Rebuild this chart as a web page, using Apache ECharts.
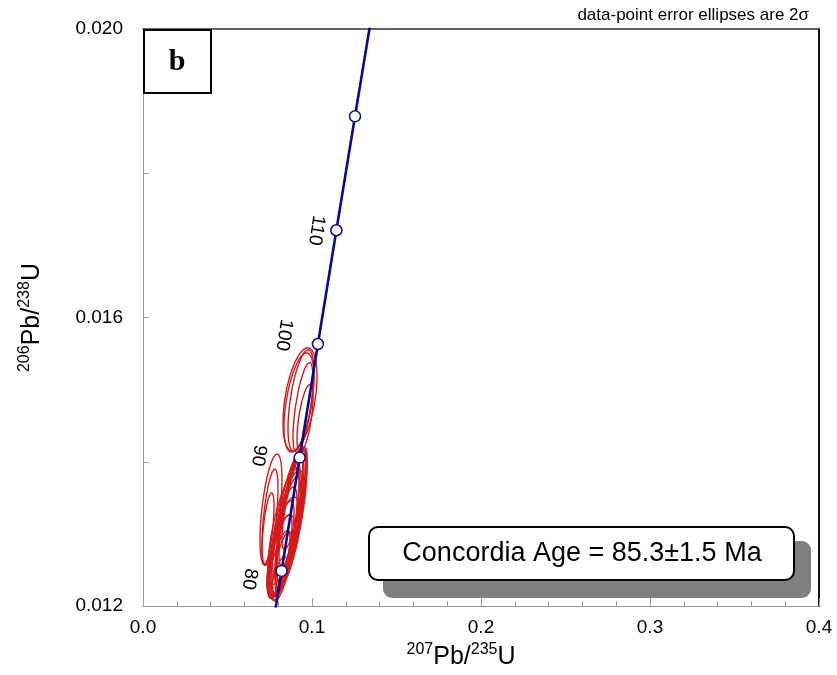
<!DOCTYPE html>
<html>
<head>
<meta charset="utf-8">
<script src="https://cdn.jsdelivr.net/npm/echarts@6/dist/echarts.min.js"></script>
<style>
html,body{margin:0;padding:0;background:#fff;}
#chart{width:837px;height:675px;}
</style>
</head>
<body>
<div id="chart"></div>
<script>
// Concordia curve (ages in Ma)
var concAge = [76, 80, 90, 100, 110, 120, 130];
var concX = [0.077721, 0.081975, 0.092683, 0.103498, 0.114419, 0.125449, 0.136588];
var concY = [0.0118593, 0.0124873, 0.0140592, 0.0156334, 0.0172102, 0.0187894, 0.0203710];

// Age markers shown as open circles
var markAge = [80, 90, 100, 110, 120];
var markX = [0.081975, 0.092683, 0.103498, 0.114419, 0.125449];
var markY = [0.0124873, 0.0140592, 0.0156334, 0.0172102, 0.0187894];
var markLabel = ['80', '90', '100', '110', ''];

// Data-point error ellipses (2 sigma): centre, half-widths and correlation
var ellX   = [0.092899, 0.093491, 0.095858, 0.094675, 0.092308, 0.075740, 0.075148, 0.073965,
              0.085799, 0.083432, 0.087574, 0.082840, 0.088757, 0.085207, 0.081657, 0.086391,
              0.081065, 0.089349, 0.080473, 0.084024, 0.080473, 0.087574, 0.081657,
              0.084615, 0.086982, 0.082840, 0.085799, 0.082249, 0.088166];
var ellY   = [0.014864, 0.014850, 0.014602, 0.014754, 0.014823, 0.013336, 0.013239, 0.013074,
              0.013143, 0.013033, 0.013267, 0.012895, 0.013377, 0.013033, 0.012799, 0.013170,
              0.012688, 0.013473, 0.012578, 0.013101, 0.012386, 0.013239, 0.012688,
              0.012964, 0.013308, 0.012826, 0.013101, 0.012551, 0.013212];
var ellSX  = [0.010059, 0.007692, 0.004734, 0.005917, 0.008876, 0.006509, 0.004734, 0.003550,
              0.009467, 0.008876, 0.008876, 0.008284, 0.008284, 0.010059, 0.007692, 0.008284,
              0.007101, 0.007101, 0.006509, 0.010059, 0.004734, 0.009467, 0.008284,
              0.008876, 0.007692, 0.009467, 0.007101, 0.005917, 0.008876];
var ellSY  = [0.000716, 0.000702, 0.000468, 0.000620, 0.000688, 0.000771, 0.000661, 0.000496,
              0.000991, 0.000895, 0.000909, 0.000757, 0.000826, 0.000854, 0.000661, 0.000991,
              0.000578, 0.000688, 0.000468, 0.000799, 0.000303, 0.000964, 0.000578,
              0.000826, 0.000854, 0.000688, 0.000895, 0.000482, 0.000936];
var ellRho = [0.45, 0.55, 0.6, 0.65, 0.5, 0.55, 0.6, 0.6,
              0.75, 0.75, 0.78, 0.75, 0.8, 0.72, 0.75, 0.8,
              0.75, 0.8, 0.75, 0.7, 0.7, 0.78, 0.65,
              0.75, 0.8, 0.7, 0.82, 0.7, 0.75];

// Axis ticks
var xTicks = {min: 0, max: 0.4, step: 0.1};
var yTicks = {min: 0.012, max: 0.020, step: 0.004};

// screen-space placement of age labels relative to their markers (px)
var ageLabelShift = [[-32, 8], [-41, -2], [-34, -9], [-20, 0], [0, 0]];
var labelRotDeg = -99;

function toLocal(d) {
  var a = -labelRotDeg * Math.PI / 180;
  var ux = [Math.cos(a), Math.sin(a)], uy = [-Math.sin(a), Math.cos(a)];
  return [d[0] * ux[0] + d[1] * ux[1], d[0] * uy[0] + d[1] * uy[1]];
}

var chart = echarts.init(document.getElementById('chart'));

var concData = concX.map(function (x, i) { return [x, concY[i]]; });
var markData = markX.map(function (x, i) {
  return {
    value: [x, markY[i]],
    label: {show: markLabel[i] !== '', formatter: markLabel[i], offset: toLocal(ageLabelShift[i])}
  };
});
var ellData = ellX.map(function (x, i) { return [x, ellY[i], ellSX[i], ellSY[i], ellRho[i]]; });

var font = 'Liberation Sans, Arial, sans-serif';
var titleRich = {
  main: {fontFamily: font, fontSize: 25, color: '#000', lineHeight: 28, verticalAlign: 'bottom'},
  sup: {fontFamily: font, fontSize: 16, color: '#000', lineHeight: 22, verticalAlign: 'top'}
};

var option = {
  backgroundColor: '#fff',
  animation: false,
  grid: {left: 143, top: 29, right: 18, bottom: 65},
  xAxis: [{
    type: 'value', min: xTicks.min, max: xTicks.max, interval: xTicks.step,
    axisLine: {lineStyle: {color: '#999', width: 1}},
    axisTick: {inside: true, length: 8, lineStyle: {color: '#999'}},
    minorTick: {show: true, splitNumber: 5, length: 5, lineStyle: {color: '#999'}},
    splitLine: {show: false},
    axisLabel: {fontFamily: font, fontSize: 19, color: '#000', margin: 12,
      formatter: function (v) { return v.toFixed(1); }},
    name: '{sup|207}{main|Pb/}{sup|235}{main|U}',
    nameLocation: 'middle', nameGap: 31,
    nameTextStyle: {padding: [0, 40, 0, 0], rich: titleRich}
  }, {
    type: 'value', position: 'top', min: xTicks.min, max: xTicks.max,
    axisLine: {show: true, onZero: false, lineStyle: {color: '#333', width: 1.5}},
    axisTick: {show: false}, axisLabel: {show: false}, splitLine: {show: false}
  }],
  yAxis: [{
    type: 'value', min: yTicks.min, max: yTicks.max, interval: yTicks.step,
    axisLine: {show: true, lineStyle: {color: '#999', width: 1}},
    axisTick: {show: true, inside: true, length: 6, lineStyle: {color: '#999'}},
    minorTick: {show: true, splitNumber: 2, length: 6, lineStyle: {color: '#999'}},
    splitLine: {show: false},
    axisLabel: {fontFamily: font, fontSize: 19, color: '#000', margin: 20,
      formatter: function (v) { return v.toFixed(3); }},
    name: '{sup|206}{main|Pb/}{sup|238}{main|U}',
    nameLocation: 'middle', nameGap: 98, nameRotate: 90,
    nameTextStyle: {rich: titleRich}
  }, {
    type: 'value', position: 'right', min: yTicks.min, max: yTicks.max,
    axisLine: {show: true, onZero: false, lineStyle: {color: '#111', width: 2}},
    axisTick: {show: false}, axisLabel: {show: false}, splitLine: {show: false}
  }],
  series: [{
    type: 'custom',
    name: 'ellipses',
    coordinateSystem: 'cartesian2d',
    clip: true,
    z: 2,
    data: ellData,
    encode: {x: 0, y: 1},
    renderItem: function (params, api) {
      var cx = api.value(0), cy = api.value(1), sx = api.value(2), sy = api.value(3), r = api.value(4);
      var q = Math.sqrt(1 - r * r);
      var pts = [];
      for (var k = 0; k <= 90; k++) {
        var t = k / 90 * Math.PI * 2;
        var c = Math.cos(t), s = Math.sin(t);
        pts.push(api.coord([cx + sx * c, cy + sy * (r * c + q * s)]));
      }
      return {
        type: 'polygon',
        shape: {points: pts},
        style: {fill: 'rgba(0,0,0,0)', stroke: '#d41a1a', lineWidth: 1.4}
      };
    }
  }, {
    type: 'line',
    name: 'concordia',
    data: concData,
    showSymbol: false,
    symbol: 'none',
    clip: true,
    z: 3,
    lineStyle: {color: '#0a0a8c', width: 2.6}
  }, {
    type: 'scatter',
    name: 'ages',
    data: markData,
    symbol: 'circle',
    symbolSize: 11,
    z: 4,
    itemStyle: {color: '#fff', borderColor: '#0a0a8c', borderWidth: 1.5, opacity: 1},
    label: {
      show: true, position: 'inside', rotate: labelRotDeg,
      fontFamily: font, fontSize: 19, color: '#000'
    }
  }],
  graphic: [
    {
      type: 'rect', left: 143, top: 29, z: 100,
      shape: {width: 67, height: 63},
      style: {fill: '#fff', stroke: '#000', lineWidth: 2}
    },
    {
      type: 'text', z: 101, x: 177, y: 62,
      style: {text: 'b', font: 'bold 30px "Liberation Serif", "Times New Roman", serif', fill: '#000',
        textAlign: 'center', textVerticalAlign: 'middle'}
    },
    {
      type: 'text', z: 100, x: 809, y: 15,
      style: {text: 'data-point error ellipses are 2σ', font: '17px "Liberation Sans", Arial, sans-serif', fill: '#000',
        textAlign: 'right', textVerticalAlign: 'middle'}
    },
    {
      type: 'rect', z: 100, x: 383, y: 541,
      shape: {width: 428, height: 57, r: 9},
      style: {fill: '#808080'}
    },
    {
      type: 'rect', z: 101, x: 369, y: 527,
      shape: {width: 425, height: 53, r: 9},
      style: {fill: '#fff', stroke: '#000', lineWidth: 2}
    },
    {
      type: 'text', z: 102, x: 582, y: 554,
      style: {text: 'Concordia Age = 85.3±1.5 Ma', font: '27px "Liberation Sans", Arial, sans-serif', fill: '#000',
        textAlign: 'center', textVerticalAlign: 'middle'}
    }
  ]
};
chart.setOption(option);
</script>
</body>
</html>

^^^^^^^^^^^^^^^^

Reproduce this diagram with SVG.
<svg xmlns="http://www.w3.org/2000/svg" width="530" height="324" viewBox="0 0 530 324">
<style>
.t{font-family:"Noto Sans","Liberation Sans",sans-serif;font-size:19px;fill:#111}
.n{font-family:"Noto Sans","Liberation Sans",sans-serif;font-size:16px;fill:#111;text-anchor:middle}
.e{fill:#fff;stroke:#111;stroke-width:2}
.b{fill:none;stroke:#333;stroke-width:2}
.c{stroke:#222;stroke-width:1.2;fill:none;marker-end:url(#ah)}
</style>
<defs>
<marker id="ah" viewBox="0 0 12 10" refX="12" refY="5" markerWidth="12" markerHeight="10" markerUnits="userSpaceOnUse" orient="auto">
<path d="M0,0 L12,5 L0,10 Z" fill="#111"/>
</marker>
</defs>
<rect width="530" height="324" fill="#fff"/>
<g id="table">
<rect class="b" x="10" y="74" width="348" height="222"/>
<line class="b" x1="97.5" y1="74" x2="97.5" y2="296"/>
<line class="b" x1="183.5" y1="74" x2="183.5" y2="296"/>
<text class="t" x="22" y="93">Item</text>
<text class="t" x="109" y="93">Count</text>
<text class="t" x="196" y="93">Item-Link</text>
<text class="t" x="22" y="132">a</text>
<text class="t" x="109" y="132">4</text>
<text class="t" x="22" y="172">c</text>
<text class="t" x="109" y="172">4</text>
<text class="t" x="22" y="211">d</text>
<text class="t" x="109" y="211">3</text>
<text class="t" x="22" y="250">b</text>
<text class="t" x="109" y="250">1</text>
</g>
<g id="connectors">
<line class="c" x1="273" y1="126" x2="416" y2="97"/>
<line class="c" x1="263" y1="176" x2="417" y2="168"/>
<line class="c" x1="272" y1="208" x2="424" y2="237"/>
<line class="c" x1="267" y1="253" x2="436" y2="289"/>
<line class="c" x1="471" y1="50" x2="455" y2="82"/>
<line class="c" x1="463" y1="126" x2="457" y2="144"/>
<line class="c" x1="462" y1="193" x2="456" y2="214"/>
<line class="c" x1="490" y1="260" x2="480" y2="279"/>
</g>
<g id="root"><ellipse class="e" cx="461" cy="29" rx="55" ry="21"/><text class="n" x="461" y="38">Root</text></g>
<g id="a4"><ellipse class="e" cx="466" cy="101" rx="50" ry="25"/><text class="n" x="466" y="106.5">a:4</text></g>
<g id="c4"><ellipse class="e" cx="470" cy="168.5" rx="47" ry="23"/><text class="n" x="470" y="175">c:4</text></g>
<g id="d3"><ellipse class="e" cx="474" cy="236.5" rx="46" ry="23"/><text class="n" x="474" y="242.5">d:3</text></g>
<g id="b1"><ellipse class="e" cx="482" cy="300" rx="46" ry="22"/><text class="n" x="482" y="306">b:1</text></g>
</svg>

^^^^^^^^^^^^^^^^

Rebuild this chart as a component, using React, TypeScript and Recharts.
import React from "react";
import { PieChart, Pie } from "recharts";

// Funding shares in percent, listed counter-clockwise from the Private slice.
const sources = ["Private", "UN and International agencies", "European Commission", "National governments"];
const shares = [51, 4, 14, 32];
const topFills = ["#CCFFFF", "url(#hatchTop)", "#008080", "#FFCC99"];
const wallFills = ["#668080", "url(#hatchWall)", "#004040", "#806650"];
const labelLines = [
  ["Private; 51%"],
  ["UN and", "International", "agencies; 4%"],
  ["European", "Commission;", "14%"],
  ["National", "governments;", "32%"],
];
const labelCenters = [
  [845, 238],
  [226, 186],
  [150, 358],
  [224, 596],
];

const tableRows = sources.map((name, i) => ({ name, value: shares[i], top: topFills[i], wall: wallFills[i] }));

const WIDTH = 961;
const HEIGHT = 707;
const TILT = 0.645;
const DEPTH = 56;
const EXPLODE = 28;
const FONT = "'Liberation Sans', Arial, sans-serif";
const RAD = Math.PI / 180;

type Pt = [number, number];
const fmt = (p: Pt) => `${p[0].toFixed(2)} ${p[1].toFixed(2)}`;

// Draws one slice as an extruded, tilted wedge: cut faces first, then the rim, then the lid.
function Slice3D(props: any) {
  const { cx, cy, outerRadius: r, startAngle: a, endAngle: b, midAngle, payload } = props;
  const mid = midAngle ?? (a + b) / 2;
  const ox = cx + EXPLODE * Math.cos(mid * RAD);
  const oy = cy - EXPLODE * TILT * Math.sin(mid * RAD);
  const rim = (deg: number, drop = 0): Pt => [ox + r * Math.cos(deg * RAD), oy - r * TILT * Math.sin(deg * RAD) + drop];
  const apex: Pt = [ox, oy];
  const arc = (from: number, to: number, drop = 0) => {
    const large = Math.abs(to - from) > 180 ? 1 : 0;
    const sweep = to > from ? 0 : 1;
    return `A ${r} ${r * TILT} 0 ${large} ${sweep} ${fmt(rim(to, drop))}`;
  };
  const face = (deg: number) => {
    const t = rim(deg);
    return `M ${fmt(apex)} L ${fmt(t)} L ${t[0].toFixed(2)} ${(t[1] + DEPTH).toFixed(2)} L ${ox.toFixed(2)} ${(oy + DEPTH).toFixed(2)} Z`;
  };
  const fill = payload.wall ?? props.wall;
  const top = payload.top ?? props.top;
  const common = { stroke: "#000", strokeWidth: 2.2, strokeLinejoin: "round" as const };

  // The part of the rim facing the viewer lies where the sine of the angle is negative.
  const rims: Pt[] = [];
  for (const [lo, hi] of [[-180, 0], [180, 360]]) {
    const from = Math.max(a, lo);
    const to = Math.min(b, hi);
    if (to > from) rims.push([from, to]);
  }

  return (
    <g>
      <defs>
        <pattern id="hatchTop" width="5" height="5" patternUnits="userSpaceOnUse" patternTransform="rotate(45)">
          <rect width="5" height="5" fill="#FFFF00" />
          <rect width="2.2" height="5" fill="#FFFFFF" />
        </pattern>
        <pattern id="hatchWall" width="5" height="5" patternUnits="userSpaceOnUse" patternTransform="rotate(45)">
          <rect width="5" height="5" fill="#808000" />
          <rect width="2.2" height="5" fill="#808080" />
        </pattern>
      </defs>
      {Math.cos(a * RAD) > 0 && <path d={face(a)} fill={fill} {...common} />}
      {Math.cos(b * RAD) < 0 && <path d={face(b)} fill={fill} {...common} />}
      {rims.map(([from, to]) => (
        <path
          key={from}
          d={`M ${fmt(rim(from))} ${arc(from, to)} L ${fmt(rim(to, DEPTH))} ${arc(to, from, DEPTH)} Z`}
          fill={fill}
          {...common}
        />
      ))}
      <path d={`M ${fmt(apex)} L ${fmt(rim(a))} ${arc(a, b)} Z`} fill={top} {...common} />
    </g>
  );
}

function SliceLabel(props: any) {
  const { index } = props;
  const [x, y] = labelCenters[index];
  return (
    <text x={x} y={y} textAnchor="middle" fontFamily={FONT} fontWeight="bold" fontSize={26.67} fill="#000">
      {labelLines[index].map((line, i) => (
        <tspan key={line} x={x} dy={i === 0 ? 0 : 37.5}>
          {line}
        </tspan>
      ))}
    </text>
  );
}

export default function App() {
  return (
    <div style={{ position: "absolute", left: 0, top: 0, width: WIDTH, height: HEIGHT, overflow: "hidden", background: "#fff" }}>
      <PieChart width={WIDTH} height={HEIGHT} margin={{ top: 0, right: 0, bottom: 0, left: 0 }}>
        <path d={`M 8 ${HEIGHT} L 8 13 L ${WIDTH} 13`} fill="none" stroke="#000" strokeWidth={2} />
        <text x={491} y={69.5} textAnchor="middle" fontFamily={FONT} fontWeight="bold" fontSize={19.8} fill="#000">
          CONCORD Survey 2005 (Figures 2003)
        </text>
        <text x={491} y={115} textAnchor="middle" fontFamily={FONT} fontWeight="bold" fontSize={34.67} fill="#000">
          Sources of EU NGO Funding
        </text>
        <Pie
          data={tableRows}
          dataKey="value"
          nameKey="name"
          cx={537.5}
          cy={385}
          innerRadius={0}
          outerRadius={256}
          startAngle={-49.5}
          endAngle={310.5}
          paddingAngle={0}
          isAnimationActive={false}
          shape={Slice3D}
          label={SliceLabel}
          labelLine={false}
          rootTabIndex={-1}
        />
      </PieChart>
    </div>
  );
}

^^^^^^^^^^^^^^^^

**What this task involves:**
Leave out the pictures and transcribe exactly the lines from the one containing "Rebuild this chart as a web" through the one containing "0.0172102, 0.0187894, 0.0203710];".

**The response:**
Rebuild this chart as a web page, using Apache ECharts.
<!DOCTYPE html>
<html>
<head>
<meta charset="utf-8">
<script src="https://cdn.jsdelivr.net/npm/echarts@6/dist/echarts.min.js"></script>
<style>
html,body{margin:0;padding:0;background:#fff;}
#chart{width:837px;height:675px;}
</style>
</head>
<body>
<div id="chart"></div>
<script>
// Concordia curve (ages in Ma)
var concAge = [76, 80, 90, 100, 110, 120, 130];
var concX = [0.077721, 0.081975, 0.092683, 0.103498, 0.114419, 0.125449, 0.136588];
var concY = [0.0118593, 0.0124873, 0.0140592, 0.0156334, 0.0172102, 0.0187894, 0.0203710];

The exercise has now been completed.